● REQUEST
Write each line of the material exactly as given, from the top through the line that contains "plt.rcParams['axes.unicode_minus'] = True", and omit all pictures.

● DATA EXCERPT
::::::::::

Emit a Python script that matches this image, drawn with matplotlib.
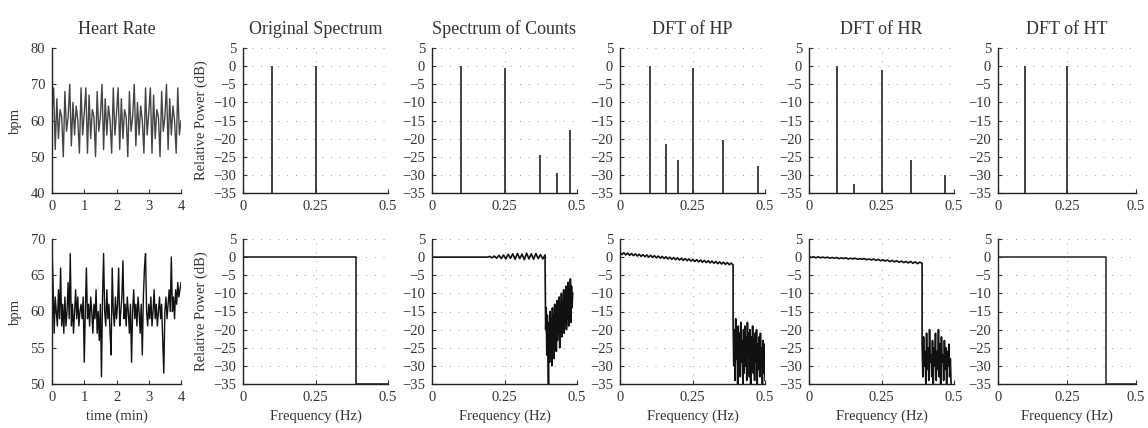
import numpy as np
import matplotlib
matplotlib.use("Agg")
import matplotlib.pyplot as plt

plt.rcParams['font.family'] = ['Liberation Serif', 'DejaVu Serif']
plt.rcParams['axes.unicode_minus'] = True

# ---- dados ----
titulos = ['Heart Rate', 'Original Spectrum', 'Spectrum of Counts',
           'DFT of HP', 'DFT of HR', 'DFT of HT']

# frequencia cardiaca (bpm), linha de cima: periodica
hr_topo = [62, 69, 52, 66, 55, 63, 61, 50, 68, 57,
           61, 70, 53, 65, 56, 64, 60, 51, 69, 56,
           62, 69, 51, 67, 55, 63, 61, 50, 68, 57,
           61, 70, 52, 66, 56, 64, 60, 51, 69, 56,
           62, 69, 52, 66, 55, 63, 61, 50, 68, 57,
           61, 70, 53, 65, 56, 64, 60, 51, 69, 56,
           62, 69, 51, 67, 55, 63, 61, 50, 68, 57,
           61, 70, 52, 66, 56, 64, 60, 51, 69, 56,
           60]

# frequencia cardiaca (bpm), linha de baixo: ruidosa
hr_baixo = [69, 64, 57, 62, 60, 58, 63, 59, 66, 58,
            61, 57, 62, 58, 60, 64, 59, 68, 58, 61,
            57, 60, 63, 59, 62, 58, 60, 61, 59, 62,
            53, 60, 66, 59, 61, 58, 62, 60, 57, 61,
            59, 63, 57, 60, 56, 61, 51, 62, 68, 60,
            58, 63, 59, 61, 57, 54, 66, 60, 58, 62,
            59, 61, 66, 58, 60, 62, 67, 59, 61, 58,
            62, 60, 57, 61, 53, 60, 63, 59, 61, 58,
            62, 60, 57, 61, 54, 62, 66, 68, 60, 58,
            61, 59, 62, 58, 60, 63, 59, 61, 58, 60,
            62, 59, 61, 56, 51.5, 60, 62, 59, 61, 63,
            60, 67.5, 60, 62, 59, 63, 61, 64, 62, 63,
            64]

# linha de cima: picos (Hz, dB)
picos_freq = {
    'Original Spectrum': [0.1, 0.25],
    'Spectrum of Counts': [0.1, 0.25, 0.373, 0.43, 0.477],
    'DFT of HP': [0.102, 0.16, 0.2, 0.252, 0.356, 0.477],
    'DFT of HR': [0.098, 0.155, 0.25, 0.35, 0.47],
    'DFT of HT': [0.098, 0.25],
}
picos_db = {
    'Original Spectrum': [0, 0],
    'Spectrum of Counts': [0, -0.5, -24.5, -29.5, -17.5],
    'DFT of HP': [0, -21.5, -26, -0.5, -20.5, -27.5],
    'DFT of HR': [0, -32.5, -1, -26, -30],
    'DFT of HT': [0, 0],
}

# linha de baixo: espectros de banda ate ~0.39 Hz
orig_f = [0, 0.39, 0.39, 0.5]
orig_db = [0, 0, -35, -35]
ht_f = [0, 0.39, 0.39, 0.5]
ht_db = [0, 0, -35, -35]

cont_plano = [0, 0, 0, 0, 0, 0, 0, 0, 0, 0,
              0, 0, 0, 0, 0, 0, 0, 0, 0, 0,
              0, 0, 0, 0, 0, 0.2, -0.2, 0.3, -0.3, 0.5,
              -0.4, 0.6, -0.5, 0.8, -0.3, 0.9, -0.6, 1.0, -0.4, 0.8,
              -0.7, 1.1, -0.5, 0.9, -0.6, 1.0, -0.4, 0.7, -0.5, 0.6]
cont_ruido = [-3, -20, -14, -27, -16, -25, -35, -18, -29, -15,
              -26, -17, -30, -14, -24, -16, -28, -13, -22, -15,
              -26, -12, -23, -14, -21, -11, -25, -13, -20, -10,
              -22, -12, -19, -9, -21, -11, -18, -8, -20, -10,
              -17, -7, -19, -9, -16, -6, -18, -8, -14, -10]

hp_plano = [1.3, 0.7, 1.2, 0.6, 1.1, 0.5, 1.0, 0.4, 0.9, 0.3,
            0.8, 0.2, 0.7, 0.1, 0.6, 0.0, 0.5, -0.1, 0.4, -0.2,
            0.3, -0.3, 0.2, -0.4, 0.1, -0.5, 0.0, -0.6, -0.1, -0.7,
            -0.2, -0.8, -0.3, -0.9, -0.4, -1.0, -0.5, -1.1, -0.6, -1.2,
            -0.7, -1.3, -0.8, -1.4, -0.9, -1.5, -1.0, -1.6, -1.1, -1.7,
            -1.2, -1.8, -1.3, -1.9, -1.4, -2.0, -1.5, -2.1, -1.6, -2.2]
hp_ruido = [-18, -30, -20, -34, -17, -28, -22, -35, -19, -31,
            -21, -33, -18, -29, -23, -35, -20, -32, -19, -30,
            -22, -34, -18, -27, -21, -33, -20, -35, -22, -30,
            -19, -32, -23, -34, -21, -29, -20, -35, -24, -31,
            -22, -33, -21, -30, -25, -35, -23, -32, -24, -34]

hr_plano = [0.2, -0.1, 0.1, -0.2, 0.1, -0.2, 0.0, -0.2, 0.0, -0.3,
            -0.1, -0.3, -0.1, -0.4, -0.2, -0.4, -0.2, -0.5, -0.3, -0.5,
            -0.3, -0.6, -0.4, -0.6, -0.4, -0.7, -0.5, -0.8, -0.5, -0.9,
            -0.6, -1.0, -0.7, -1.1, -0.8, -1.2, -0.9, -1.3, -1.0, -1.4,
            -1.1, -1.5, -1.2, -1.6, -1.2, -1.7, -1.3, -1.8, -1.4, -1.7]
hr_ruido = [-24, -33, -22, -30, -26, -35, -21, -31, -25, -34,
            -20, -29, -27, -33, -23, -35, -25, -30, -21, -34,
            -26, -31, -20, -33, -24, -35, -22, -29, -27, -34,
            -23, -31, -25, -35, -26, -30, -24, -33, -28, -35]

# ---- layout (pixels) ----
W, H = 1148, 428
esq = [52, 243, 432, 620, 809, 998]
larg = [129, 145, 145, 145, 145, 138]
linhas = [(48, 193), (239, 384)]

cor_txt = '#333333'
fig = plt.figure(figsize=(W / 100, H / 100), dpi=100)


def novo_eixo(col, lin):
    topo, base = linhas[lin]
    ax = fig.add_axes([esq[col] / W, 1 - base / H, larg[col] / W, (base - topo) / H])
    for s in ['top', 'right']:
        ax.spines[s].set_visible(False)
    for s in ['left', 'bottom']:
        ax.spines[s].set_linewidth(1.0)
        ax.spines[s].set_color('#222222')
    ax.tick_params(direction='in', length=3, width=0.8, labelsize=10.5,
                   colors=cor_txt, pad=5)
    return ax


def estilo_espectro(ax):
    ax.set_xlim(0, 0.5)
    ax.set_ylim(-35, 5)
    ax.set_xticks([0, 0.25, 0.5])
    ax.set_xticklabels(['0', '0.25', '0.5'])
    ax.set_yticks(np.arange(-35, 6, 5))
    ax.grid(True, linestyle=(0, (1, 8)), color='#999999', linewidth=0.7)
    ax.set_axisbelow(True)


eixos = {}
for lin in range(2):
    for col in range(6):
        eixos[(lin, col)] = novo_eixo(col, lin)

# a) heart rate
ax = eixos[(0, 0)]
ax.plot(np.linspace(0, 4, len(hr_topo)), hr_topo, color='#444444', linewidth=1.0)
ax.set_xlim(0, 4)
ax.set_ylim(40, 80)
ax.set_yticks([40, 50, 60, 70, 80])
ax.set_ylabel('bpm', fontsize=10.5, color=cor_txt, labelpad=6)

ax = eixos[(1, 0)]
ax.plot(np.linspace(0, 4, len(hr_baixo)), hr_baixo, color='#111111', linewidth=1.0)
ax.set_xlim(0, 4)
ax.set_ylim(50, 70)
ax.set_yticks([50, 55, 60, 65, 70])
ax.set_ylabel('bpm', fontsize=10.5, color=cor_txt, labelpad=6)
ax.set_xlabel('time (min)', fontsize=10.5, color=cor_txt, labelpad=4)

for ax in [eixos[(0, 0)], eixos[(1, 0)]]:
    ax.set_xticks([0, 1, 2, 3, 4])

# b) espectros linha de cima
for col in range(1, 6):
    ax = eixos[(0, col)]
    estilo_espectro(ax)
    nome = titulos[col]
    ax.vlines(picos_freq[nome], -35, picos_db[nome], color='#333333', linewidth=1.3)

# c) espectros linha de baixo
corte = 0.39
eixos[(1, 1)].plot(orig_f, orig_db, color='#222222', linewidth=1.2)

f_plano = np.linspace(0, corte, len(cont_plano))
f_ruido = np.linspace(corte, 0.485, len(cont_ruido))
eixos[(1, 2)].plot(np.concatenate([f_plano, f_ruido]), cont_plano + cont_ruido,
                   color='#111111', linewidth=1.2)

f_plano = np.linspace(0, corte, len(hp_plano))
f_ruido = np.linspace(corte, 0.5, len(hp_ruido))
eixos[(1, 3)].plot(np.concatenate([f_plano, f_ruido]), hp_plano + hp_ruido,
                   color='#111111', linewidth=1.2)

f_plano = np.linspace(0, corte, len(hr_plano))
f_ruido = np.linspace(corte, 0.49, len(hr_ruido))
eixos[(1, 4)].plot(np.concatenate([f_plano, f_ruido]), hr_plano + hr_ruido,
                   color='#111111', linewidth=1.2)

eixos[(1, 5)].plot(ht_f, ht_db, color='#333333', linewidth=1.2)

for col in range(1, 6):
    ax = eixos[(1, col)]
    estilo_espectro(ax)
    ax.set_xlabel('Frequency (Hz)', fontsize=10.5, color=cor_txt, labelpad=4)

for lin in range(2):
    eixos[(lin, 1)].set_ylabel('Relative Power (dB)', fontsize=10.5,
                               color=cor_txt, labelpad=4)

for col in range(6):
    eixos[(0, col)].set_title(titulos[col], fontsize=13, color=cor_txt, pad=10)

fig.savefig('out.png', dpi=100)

::::::::::

● RESULT FOR THIS EXERCISE
Emit a Python script that matches this image, drawn with matplotlib.
import numpy as np
import matplotlib
matplotlib.use("Agg")
import matplotlib.pyplot as plt

plt.rcParams['font.family'] = ['Liberation Serif', 'DejaVu Serif']
plt.rcParams['axes.unicode_minus'] = True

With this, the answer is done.